Les dolmens abondent dans la Lozère, parce que la pierre n’était point rare.

Les tumuli ont succédé aux dolmens. Ce sont des amoncellements de cailloux et de terres rapportées élevés en forme de dômes, d’intumescences, et atteignant au maximum 1m,50 de hauteur et 28 mètres de diamètre. On y recueille des restes d’une civilisation plus avancée encore que celle des dolmens : armes de bronze, objets en jais, bracelets et boutons en métal, colliers de verre, poteries fines, etc.

On y constate aussi l’habitude de la crémation des morts[3].

Les tumuli touchent à l’antiquité historique. Ils appartiennent aux âges du bronze et du fer, et le docteur Prunières croit avoir constaté entre eux et les dolmens des transitions insensibles, comme entre les dolmens et les cavernes ; sur ce point, son opinion ne paraît guère discutable.

Nous ne saurions détailler davantage cet exposé de la préhistoire dans les Cévennes : il eût fallu parler des grottes des environs de Ganges, de Montpellier, de Lodève. Un volume entier n’y eût pas suffi.

Nous avons dû nous contenter de faire comprendre l’importance des découvertes préhistoriques faites dans les Causses, et surtout des travaux du docteur Prunières.

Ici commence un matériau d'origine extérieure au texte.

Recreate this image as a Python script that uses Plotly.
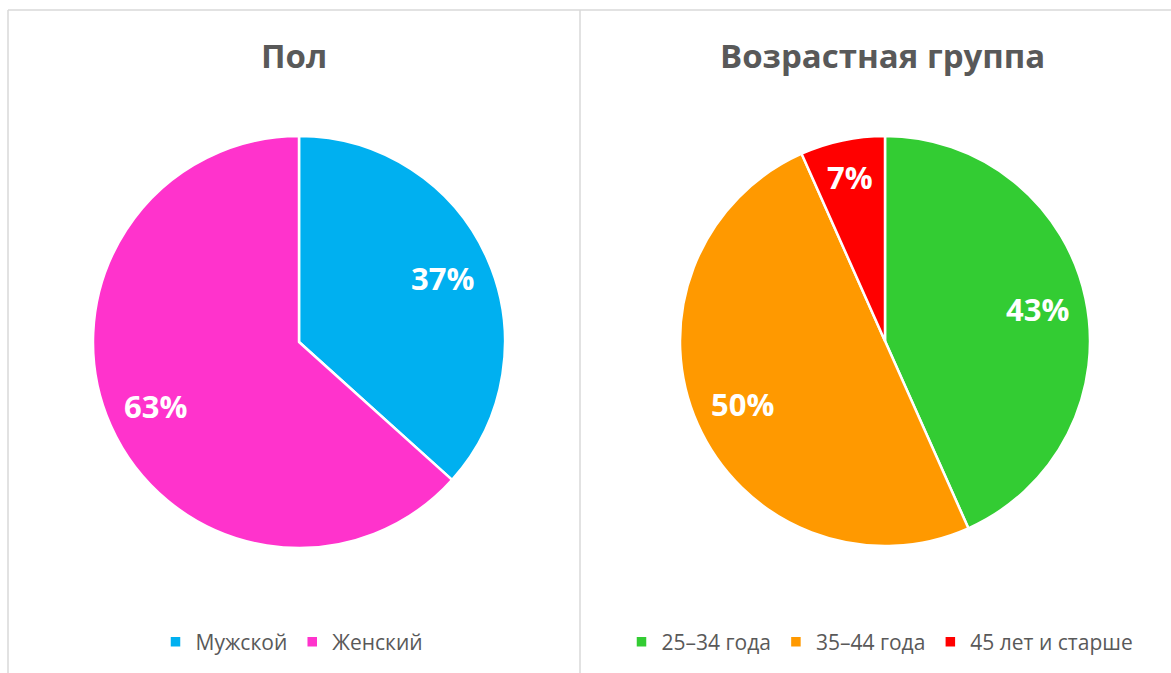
import math
import plotly.graph_objects as go

# ---- data ----
gender_labels = ["Мужской", "Женский"]
gender_counts = [11, 19]
age_labels = ["25–34 года", "35–44 года", "45 лет и старше"]
age_counts = [13, 15, 2]
titles = ["Пол", "Возрастная группа"]

# ---- style ----
W, H = 1171, 673
gender_colors = ["#00B0F0", "#FF33CC"]
age_colors = ["#33CC33", "#FF9900", "#FF0000"]
text_grey = "#595959"
border = "#D9D9D9"
FONT = "Open Sans"

# pie geometry in pixels (centre x, centre y from top, radius)
pies = [
    dict(cx=299, cy=342, r=206),
    dict(cx=885, cy=341, r=205),
]


def domain(p):
    return dict(
        x=[(p["cx"] - p["r"]) / W, (p["cx"] + p["r"]) / W],
        y=[1 - (p["cy"] + p["r"]) / H, 1 - (p["cy"] - p["r"]) / H],
    )


fig = go.Figure()
fig.add_trace(go.Pie(
    labels=gender_labels, values=gender_counts, sort=False,
    direction="clockwise", rotation=0, textinfo="none", hoverinfo="label+percent",
    marker=dict(colors=gender_colors, line=dict(color="white", width=2.5)),
    domain=domain(pies[0]), legend="legend",
))
fig.add_trace(go.Pie(
    labels=age_labels, values=age_counts, sort=False,
    direction="clockwise", rotation=0, textinfo="none", hoverinfo="label+percent",
    marker=dict(colors=age_colors, line=dict(color="white", width=2.5)),
    domain=domain(pies[1]), legend="legend2",
))

annotations = []
for p, vals in zip(pies, [gender_counts, age_counts]):
    total = sum(vals)
    start = 0.0
    for v in vals:
        frac = v / total
        mid = (start + frac / 2) * 2 * math.pi
        start += frac
        rf = 0.76 if frac > 0.1 else 0.82
        px = p["cx"] + rf * p["r"] * math.sin(mid)
        py = p["cy"] - rf * p["r"] * math.cos(mid)
        annotations.append(dict(
            x=px / W, y=1 - py / H, xref="paper", yref="paper",
            text=f"{round(frac * 100)}%", showarrow=False,
            xanchor="center", yanchor="middle",
            font=dict(family=FONT, size=31, color="white", weight="bold"),
        ))

for t, xc in zip(titles, [294, 882]):
    annotations.append(dict(
        x=xc / W, y=1 - 55 / H, xref="paper", yref="paper", text=t,
        showarrow=False, xanchor="center", yanchor="middle",
        font=dict(family=FONT, size=33, color=text_grey, weight="bold"),
    ))

shapes = [
    dict(type="line", xref="paper", yref="paper", x0=8 / W, x1=1, y0=1 - 10 / H, y1=1 - 10 / H,
         line=dict(color=border, width=1.5)),
    dict(type="line", xref="paper", yref="paper", x0=8 / W, x1=8 / W, y0=0, y1=1 - 10 / H,
         line=dict(color=border, width=1.5)),
    dict(type="line", xref="paper", yref="paper", x0=580 / W, x1=580 / W, y0=0, y1=1 - 10 / H,
         line=dict(color=border, width=1.5)),
]

leg_common = dict(orientation="h", xanchor="center", yanchor="middle", y=1 - 642 / H,
                  font=dict(family=FONT, size=21, color=text_grey), bgcolor="rgba(0,0,0,0)",
                  itemwidth=30)

fig.update_layout(
    width=W, height=H, margin=dict(l=0, r=0, t=0, b=0),
    paper_bgcolor="white", plot_bgcolor="white",
    annotations=annotations, shapes=shapes, showlegend=True,
    legend=dict(x=292 / W, **leg_common),
    legend2=dict(x=880 / W, **leg_common),
)

fig.write_html("out.html", config={"displayModeBar": False},
               post_script="document.body.style.margin='0';")
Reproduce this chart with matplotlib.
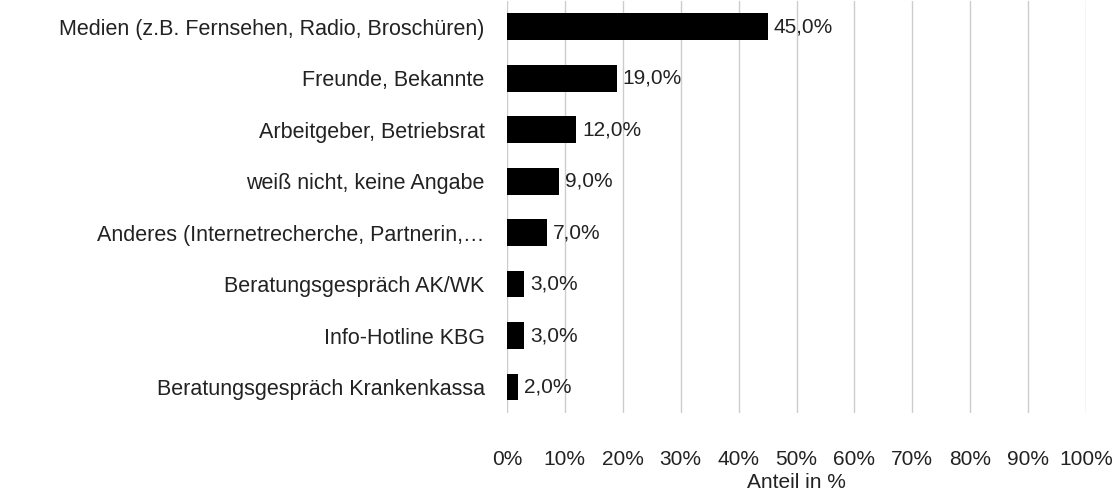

  1. Cartailhac, la France préhistorique, p. 122 et suivantes.
  2. V. Dr Prunières, Association française pour l’avancement des sciences, congrès de Lyon, Blois, etc., et Bull. de la Soc. d’anthropologie pour 1878, p. 420.
  3. V. Dr Prunières, Tumuli des causses lozériens : Association française pour l’avancement des sciences, congrès de Rouen, 1883.